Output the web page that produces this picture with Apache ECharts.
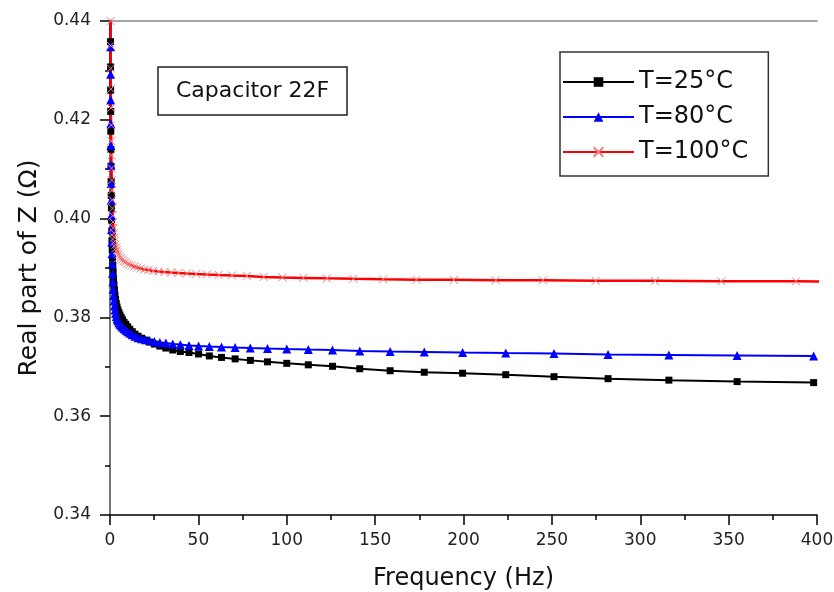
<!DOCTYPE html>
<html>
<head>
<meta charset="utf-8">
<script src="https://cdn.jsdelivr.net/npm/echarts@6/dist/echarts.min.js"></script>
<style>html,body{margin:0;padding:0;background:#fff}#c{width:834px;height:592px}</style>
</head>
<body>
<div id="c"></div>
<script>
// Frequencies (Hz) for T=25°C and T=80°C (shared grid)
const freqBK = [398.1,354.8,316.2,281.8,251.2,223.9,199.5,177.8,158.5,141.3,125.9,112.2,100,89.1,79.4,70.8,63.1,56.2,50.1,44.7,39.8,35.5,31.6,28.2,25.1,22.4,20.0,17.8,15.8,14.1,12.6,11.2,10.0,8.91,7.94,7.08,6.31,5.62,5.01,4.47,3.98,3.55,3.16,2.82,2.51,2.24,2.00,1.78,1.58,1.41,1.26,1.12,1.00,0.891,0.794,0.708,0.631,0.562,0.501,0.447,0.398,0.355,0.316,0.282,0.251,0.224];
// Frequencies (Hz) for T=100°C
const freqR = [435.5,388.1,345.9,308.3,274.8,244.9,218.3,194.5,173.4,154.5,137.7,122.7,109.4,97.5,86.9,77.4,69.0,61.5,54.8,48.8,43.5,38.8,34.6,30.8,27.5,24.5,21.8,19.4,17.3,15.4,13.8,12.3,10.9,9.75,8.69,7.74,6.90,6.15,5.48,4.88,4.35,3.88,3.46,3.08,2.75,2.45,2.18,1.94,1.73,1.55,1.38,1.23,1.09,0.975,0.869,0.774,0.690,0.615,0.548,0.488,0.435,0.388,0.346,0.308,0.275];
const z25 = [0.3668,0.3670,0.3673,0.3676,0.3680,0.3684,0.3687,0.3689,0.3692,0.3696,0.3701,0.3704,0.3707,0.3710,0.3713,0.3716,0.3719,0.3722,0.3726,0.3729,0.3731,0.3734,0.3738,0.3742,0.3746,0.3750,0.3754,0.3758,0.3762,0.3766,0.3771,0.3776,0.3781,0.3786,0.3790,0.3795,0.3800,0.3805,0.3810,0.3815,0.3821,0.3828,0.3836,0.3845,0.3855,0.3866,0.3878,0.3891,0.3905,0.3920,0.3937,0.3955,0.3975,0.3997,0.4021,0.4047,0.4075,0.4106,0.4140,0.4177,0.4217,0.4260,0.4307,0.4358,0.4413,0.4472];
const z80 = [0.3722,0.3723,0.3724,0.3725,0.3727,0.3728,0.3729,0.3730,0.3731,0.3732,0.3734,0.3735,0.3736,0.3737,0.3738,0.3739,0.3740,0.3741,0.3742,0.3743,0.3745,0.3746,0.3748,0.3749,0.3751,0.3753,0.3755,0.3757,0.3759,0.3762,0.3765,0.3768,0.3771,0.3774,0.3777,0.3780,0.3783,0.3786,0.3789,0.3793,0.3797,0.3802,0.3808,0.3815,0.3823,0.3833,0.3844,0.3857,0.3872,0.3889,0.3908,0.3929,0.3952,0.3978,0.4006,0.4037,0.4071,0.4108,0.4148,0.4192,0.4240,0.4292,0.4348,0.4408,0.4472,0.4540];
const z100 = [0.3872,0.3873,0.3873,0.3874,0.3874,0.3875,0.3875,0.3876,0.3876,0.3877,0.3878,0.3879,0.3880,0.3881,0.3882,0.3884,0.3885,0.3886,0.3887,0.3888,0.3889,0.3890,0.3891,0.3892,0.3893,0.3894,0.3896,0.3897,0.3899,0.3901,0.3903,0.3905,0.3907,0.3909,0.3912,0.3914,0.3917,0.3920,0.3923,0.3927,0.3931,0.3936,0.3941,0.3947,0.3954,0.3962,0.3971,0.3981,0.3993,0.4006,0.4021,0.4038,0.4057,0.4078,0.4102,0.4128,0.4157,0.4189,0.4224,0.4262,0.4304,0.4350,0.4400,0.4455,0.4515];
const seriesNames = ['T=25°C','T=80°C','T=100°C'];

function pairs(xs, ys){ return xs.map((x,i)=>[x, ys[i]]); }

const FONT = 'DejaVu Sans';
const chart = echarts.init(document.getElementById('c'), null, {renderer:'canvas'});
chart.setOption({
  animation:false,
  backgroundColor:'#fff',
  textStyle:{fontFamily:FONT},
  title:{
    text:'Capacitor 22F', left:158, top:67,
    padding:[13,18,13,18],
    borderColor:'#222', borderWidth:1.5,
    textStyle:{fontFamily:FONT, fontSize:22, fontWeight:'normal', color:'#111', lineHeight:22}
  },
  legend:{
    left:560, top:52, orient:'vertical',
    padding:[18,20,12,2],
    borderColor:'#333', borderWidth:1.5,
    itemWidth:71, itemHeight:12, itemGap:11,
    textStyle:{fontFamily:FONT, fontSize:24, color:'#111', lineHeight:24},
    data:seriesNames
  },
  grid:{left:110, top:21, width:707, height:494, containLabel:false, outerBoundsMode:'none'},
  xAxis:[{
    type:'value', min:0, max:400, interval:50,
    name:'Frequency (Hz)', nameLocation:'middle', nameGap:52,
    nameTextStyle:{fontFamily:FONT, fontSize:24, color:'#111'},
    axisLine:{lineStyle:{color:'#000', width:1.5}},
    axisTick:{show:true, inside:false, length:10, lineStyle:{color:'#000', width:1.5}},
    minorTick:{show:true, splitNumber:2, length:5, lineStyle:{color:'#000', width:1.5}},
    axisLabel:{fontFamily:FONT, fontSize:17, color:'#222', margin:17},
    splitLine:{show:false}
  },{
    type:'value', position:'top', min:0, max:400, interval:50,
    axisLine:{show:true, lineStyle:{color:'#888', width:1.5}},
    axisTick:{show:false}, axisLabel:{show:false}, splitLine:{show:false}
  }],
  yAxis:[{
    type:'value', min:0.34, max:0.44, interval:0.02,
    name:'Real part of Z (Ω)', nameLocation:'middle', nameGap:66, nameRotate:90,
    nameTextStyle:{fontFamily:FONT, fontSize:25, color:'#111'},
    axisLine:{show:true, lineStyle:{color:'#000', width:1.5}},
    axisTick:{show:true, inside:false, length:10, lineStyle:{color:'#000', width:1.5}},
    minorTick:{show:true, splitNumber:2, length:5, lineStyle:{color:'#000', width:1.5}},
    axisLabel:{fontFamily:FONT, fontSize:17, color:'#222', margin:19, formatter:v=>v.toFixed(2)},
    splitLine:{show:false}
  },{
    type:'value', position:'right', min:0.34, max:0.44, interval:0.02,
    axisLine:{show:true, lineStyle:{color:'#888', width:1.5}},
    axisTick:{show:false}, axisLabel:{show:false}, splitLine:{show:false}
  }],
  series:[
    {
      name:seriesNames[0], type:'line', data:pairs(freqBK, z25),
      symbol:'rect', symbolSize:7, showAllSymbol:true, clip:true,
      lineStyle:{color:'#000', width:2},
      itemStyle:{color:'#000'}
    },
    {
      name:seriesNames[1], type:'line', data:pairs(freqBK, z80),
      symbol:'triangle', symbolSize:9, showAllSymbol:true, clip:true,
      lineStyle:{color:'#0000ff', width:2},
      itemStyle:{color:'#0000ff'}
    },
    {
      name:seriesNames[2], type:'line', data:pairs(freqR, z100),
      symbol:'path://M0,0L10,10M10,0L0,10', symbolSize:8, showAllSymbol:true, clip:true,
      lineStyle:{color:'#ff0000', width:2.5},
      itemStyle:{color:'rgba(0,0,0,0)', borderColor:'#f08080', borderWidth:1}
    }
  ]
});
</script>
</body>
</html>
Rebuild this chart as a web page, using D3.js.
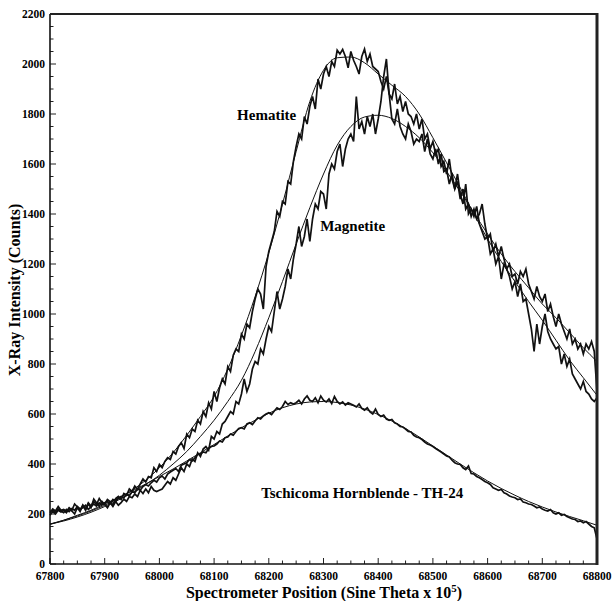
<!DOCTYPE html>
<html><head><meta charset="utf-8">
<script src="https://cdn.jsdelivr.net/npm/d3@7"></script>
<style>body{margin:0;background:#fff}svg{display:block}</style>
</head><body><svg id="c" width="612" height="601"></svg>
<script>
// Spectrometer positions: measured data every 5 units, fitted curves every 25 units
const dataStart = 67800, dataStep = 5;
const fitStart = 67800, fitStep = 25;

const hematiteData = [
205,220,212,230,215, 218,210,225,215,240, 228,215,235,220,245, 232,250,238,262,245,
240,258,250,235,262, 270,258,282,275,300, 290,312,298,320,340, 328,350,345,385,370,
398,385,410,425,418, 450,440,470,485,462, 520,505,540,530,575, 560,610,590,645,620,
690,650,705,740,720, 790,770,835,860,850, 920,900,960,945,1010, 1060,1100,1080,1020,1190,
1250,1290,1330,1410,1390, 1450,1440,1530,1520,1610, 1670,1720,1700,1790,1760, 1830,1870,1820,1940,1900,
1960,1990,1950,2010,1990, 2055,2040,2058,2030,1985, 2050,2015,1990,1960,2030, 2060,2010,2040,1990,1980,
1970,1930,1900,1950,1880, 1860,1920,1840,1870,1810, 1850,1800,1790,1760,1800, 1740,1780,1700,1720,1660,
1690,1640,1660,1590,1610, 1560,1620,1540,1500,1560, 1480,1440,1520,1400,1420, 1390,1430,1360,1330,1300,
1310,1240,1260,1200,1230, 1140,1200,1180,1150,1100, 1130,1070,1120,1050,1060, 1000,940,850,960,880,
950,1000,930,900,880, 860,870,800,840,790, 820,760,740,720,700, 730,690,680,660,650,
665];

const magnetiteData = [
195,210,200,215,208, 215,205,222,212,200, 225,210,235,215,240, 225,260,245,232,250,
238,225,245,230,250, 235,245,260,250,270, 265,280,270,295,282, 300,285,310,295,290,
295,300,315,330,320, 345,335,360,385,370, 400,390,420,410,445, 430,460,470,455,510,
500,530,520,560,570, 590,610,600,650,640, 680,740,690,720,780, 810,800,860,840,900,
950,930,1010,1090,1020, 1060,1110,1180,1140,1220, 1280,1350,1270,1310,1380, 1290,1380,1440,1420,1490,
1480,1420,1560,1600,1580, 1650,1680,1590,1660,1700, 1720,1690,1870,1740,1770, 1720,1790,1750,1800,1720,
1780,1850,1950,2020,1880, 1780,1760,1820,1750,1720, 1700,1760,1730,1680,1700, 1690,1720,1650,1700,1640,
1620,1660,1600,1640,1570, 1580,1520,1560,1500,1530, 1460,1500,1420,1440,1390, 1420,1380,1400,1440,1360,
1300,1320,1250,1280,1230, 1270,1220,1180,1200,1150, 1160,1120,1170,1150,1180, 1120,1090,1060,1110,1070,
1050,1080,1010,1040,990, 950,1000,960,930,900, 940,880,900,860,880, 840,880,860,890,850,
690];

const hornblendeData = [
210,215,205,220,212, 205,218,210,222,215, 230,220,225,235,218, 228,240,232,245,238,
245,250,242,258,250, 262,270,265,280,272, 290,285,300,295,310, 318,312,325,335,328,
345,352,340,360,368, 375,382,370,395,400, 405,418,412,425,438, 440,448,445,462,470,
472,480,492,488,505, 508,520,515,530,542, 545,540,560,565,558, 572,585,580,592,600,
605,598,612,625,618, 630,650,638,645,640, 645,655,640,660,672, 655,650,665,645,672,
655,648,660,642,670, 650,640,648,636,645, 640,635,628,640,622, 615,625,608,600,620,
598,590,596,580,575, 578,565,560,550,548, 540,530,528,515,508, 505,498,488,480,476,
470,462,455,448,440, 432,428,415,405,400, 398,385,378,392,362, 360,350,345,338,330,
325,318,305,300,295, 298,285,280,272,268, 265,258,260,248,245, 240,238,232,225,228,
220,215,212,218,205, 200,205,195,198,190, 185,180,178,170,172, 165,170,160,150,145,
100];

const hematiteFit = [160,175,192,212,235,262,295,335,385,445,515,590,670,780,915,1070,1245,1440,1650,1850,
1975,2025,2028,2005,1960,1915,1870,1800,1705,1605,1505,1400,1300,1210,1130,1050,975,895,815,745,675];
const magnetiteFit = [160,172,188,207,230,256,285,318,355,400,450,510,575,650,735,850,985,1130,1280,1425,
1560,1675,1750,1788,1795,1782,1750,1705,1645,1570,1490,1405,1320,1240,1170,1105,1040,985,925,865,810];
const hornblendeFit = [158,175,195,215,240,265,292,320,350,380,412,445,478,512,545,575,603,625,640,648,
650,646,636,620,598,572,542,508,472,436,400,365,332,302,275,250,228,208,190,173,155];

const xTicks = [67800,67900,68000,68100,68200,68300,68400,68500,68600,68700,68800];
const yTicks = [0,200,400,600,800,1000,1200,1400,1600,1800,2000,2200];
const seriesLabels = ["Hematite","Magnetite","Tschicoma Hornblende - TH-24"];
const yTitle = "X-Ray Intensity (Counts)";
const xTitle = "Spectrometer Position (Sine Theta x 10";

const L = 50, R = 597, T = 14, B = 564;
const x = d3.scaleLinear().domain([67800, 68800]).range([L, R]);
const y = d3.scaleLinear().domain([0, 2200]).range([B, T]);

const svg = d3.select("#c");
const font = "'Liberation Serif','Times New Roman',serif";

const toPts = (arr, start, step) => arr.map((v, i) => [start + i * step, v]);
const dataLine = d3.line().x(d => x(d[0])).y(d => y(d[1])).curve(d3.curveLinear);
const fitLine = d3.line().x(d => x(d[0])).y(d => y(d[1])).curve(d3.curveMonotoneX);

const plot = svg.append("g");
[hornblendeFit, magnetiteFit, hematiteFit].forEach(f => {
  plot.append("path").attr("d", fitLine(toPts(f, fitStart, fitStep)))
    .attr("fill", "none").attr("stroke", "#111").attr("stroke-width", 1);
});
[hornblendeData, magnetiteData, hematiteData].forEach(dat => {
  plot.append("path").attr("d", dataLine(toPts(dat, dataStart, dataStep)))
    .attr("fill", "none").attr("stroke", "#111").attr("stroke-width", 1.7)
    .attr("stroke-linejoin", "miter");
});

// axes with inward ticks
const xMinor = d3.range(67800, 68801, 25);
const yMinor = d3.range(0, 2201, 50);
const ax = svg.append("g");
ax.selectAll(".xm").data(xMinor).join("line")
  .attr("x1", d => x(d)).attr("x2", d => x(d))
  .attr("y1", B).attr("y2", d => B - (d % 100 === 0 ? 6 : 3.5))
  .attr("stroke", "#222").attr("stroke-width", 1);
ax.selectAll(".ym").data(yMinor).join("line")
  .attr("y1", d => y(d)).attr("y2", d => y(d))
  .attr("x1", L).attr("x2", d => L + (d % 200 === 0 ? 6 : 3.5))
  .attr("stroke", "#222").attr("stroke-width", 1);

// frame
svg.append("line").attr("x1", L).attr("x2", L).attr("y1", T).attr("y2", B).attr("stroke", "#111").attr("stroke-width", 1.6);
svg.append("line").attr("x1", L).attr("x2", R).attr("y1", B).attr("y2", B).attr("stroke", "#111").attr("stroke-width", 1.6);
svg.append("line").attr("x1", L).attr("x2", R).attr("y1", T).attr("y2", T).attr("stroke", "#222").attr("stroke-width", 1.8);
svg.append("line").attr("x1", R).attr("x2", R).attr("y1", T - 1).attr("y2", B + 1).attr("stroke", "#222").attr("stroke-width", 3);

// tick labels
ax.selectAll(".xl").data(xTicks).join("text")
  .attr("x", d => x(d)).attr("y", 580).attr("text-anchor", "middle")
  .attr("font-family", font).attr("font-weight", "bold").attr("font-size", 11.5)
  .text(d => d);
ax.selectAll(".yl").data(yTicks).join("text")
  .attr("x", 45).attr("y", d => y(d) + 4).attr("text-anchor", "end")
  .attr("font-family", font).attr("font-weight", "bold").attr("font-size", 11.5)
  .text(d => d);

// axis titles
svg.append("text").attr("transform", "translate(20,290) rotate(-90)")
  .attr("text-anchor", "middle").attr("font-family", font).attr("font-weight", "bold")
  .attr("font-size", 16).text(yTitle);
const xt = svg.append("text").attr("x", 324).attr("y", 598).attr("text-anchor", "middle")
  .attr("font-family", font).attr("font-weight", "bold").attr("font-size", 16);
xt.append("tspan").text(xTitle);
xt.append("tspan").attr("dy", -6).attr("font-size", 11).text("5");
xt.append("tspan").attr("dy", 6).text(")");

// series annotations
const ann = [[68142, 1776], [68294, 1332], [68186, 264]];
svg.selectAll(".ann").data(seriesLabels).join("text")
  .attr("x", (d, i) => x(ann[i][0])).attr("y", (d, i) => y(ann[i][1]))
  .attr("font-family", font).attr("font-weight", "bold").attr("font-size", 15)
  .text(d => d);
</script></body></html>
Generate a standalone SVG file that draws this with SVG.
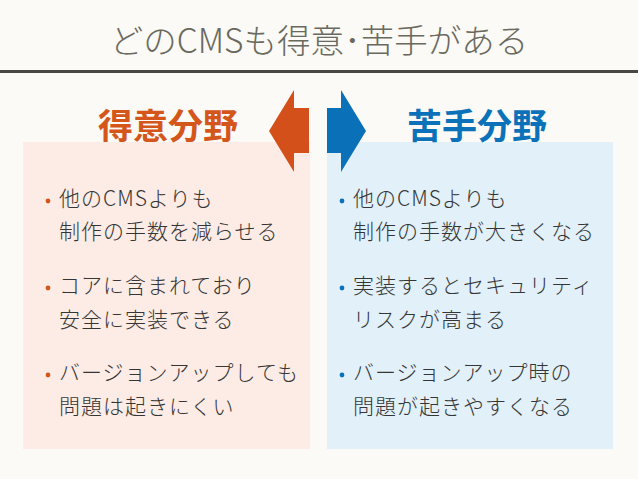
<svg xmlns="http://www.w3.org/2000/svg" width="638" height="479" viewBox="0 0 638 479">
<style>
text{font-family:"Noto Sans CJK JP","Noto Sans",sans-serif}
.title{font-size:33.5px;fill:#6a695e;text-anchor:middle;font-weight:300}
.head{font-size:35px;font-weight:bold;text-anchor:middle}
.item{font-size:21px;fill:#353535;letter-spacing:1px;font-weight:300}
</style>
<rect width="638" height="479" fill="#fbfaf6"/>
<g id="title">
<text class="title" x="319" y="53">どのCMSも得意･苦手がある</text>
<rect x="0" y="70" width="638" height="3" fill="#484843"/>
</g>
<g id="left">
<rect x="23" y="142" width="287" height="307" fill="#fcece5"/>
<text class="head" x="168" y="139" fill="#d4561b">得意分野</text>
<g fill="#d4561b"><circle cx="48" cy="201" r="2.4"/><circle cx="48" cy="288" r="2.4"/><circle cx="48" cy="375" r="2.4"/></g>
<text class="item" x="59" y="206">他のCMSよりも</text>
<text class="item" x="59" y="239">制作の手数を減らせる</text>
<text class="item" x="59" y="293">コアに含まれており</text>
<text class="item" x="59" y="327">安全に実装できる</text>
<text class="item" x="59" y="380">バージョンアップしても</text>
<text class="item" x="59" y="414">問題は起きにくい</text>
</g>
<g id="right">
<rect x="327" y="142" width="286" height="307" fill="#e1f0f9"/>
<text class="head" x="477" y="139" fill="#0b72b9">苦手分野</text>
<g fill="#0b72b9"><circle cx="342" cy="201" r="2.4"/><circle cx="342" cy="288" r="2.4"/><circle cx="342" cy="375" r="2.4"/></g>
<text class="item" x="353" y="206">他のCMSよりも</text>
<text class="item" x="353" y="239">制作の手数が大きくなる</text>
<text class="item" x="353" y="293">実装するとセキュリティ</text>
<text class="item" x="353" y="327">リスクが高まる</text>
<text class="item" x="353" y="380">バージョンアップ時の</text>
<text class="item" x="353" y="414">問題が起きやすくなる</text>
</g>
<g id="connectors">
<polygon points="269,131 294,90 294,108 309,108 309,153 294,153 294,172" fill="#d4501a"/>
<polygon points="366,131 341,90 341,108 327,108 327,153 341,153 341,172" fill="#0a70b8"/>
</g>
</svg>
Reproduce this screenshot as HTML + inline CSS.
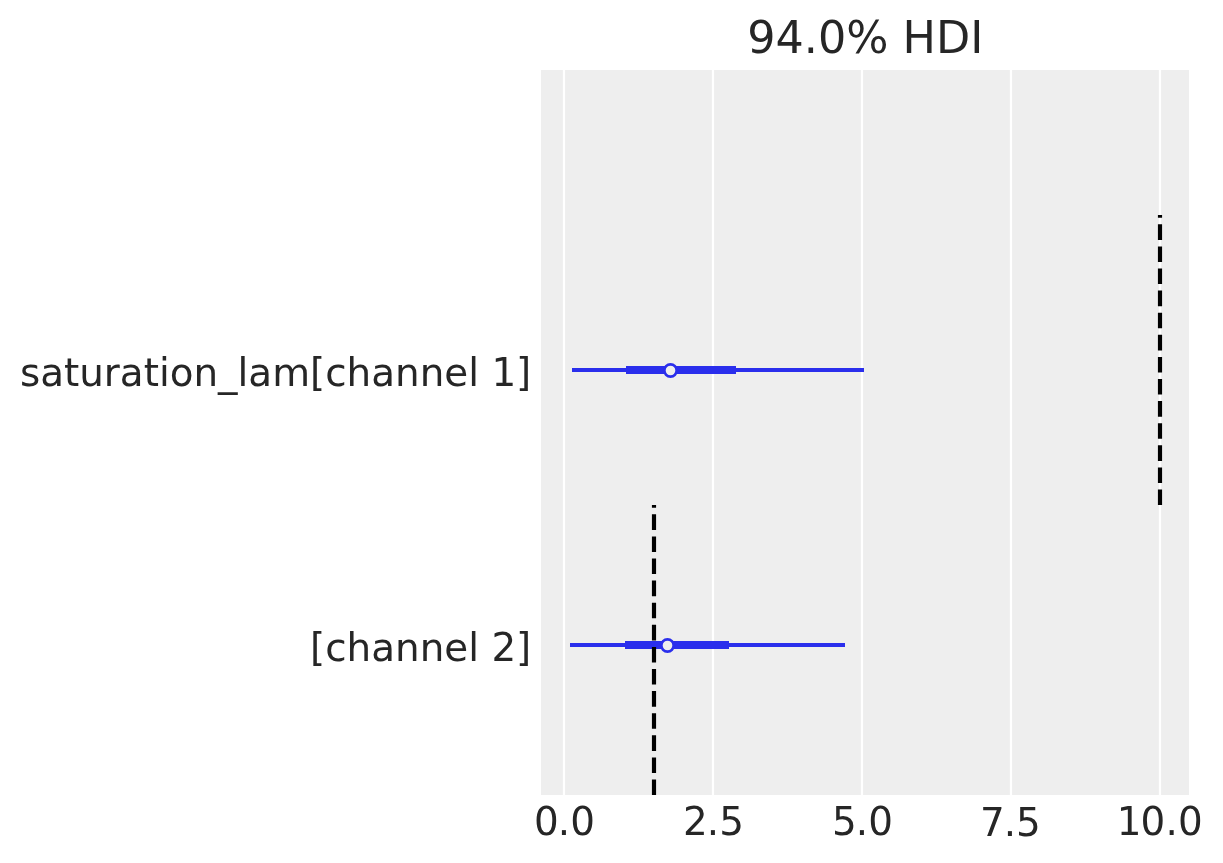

---+---

=== SET TASK ===
Among the lines of the material, find those that hold the word "this" and copy them.

=== EXERCISE ANSWER ===
Output the web page that produces this picture with Apache ECharts.
Rebuild this chart as a web page, using D3.js.
Generate a standalone SVG file that draws this with SVG.
Reproduce this screenshot as HTML + inline CSS.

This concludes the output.